Muhyiddin-i Arabi Hazretleri çevresindeki insanlara şunları nasihat etmiştir:
"Peygamberlerden sonra, insanlar üzerinde en büyük hak, ana ve baba hakkıdır."
"Sağlığını ve boş zamanlarını en kıymetli hazine olarak bil. Allah'ın razı olacağı işlerde, ölçülü bir şekilde değerlendir."
"Terk ettiğin kabahatleri bir daha yapmamaya kararlı ol. İşlemekte bulunduğun hayırlı işleri de ölünceye kadar sürdür, sakın bırakma."
"Abdest, başlı başına bir ibadettir, abdestli bulun."
Muhyiddin-i Arabi Hazretleri bilginin önemi ve söz söylemek hakkında şunları söylemiştir:
"Daima bilgili kişileri dinle. Bir işi bitirince, yeni bir işe başla."
"Bilmediklerini bilenden öğren. Bildiklerini de bilmeyenlere öğret."
"Konuşmalarının anlaşılmasını istiyorsan, herkesin anlayabileceği şekilde konuş. Bu yetenek; ilim adamlarının yanına cahil olarak varmakla, zahidlerin yanına, dünyayı bırakarak gitmekle, irfan ehlinin yanına varınca da susmakla kazanılır."

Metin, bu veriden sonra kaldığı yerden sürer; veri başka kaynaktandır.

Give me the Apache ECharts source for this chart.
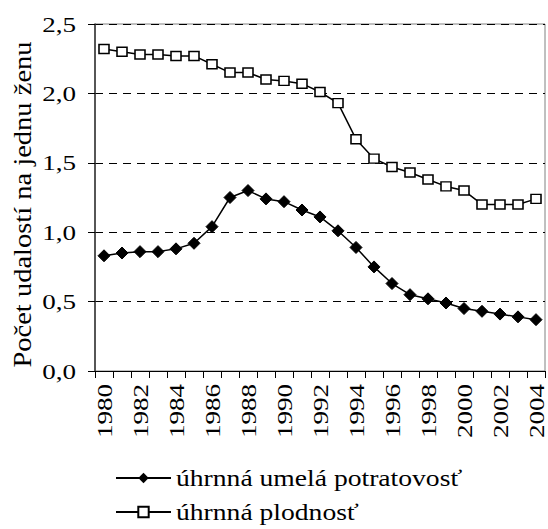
<!DOCTYPE html>
<html>
<head>
<meta charset="utf-8">
<script src="https://cdn.jsdelivr.net/npm/echarts@6/dist/echarts.min.js"></script>
<style>
  html, body { margin: 0; padding: 0; background: #fff; }
  #chart { width: 548px; height: 529px; }
</style>
</head>
<body>
<div id="chart"></div>
<script>
// Years on the category axis
const years = ['1980', '1981', '1982', '1983', '1984', '1985', '1986', '1987', '1988', '1989',
  '1990', '1991', '1992', '1993', '1994', '1995', '1996', '1997', '1998', '1999',
  '2000', '2001', '2002', '2003', '2004'];

// Total induced abortion rate (events per woman)
const abortionRate = [0.83, 0.85, 0.86, 0.86, 0.88, 0.92, 1.04, 1.25, 1.30, 1.24,
  1.22, 1.16, 1.11, 1.01, 0.89, 0.75, 0.63, 0.55, 0.52, 0.49,
  0.45, 0.43, 0.41, 0.39, 0.37];

// Total fertility rate (events per woman)
const fertilityRate = [2.32, 2.30, 2.28, 2.28, 2.27, 2.27, 2.21, 2.15, 2.15, 2.10,
  2.09, 2.07, 2.01, 1.93, 1.67, 1.53, 1.47, 1.43, 1.38, 1.33,
  1.30, 1.20, 1.20, 1.20, 1.24];

const seriesNames = ['úhrnná umelá potratovosť', 'úhrnná plodnosť'];
const yTitle = 'Počet udalostí na jednu ženu';

const FONT = 'Liberation Serif';

// Glyphs are drawn a little wider along the reading direction; factor per font size
const stretch = { 22: 1.23, 25: 1.14, 24: 1.15 };

const chart = echarts.init(document.getElementById('chart'), null, { renderer: 'svg' });

function stretchTexts() {
  document.querySelectorAll('#chart svg text').forEach(function (el) {
    const size = Math.round(parseFloat(getComputedStyle(el).fontSize));
    const f = stretch[size];
    if (!f) return;
    el.removeAttribute('textLength');
    const w = el.getComputedTextLength();
    el.setAttribute('textLength', (w * f).toFixed(1));
    el.setAttribute('lengthAdjust', 'spacingAndGlyphs');
  });
}
chart.on('finished', stretchTexts);

chart.setOption({
  animation: false,
  backgroundColor: '#fff',
  textStyle: { fontFamily: FONT, color: '#000' },
  grid: {
    left: 95, right: 3, top: 24, bottom: 158,
    show: true, borderColor: '#808080', borderWidth: 1, backgroundColor: 'transparent'
  },
  legend: {
    orient: 'vertical',
    left: 115,
    top: 466,
    padding: 0,
    itemWidth: 55,
    itemHeight: 13,
    itemGap: 10,
    textStyle: { fontFamily: FONT, fontSize: 24, color: '#000' },
    data: seriesNames
  },
  xAxis: {
    type: 'category',
    data: years,
    boundaryGap: true,
    axisLine: { lineStyle: { color: '#000', width: 1 } },
    axisTick: { show: true, interval: 0, length: 7, lineStyle: { color: '#000' } },
    axisLabel: {
      interval: 1,
      rotate: 90,
      margin: 13,
      fontFamily: FONT,
      fontSize: 22,
      color: '#000'
    },
    splitLine: { show: false }
  },
  yAxis: {
    type: 'value',
    min: 0,
    max: 2.5,
    interval: 0.5,
    name: yTitle,
    nameLocation: 'middle',
    nameRotate: 90,
    nameGap: 60,
    nameTextStyle: { fontFamily: FONT, fontSize: 25, color: '#000', padding: [0, 14, 0, 0] },
    axisLine: { show: true, lineStyle: { color: '#333', width: 1.5 } },
    axisTick: { show: true, length: 7, lineStyle: { color: '#000' } },
    axisLabel: {
      margin: 19,
      fontFamily: FONT,
      fontSize: 22,
      color: '#000',
      formatter: function (v) { return v.toFixed(1).replace('.', ','); }
    },
    splitLine: {
      show: true,
      lineStyle: { color: '#000', type: [8, 6], width: 1 }
    }
  },
  series: [
    {
      name: seriesNames[0],
      type: 'line',
      data: abortionRate,
      symbol: 'diamond',
      symbolSize: 12,
      lineStyle: { color: '#000', width: 1.5 },
      itemStyle: { color: '#000', borderColor: '#000' }
    },
    {
      name: seriesNames[1],
      type: 'line',
      data: fertilityRate,
      symbol: 'rect',
      symbolSize: [10, 9],
      lineStyle: { color: '#000', width: 1.5 },
      itemStyle: { color: '#fff', borderColor: '#000', borderWidth: 1.5 }
    }
  ]
});
setTimeout(stretchTexts, 50);
</script>
</body>
</html>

"Eğer söz sahibi isen, hak ile söyle, hak ile hükmet. Heva ve hevese uyma."
"Bir şeyi iyice bilmeden, görmeden işleme, işlediğin işin kalıcı ve faydalı olmasına özen göster."
"Söylediğin söze dikkat et. Örneğin, bir insan mümin kardeşine kafir dese, o kelime dediği yere gider. Eğer dediği gibiyse, orada kalır, değilse söyleyene geri döner."
Muhyiddin-i Arabi Hazretleri başkalarının ayıplarını araştırmak ve gizli konuşmak hakkında şunları söylemiştir:
"Kimsenin ayıplarını araştırma. Karınla, kocanla iyi geçin. Sakın kendine uydurmağa çalışma. Çocuklarına güzel isimler koy, edep öğret."
"Sır tutmasını bil. Sırrın sorumluluğu çok önemlidir."
"Üç kişi bir yerde iken, ikisinin gizli konuşmağı veya üçüncünün bilmediği bir dil ile konuşmaları doğru değildir."
"Sakın ola ki iki kişinin arasını bozma. Bu durum dini yıkar."
Muhyiddin-i Arabi Hazretleri yine şunları söylemiştir:
"Vasi, elçi, şahid olmamağa gayret et. Olduğun takdirde, sorumluluğunu en iyi şekilde, bilerek yerine getir."
"Arefe ve Aşure'nin oruçlarına devam et. Zilhiccenin ilk on gününde, Muharrem'in ilk on gününde ibadeti çok yap."
"Günahında ısrar etme, hemen tövbe et. Yemine dilini alıştırma, kararlarında acele etme. Eğer öfkeliysen, sakinleşmeyi bekle; aç isen, açlığını gider."